- Date: November 13–19
- Edition: 25th (singles) / 24th (doubles)
- Category: WTA Finals
- Draw: 16S / 16D
- Prize money: $2,000,000
- Surface: Carpet / indoor
- Location: New York City, United States
- Venue: Madison Square Garden

Champions

Singles
- Steffi Graf

Doubles
- Jana Novotná / Arantxa Sánchez Vicario
| WTA Finals |

= 1995 WTA Tour Championships =

The 1995 WTA Tour Championships, also known by its sponsored name Corel WTA Tour Championships, was a women's tennis tournament played on indoor carpet courts at Madison Square Garden in New York City, New York in the United States. It was the 24th edition of the season-ending singles championships and the 21st edition of the year-end doubles championships.

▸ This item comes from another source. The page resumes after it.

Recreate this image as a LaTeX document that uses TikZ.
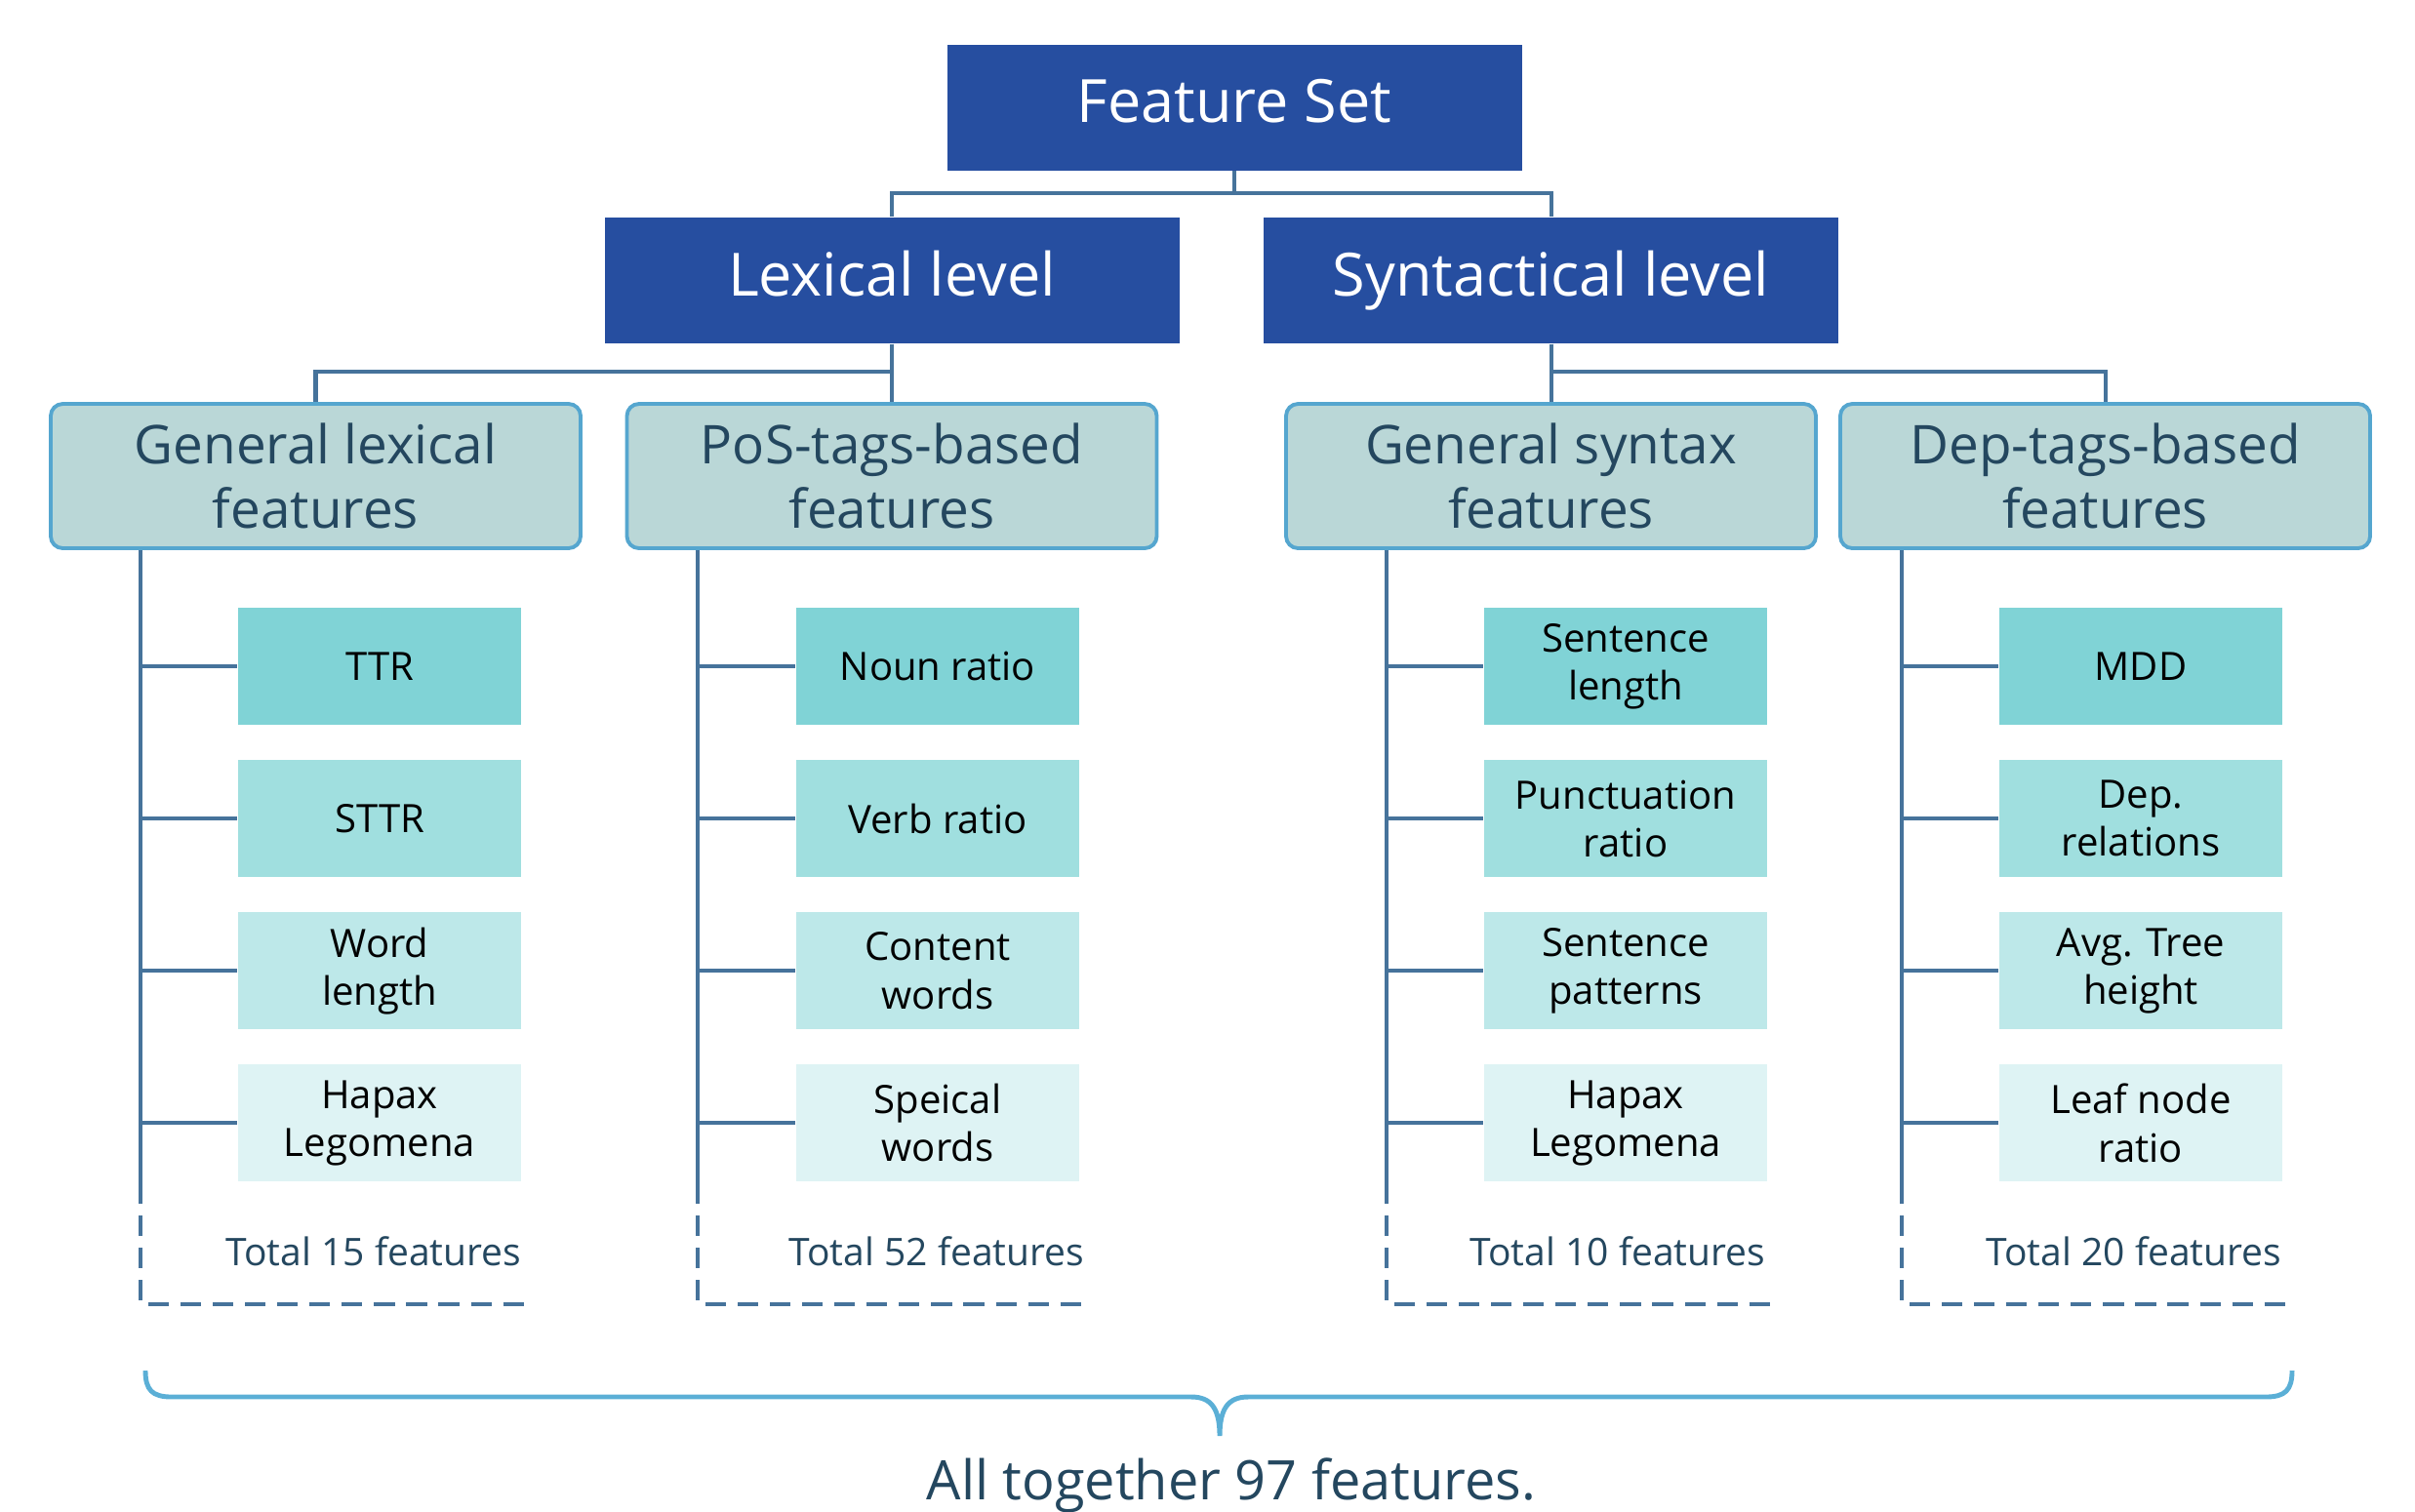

The event was part of the 1995 WTA Tour and was held from November 13 and November 19, 1995. First-seeded Steffi Graf won the singles title, her fourth, and the accompanying $500,000 first-prize money.

==Finals==

===Singles===

GER Steffi Graf defeated GER Anke Huber, 6–1, 2–6, 6–1, 4–6, 6–3.

===Doubles===

CZE Jana Novotná / ESP Arantxa Sánchez Vicario defeated USA Gigi Fernández / BLR Natasha Zvereva, 6–2, 6–1.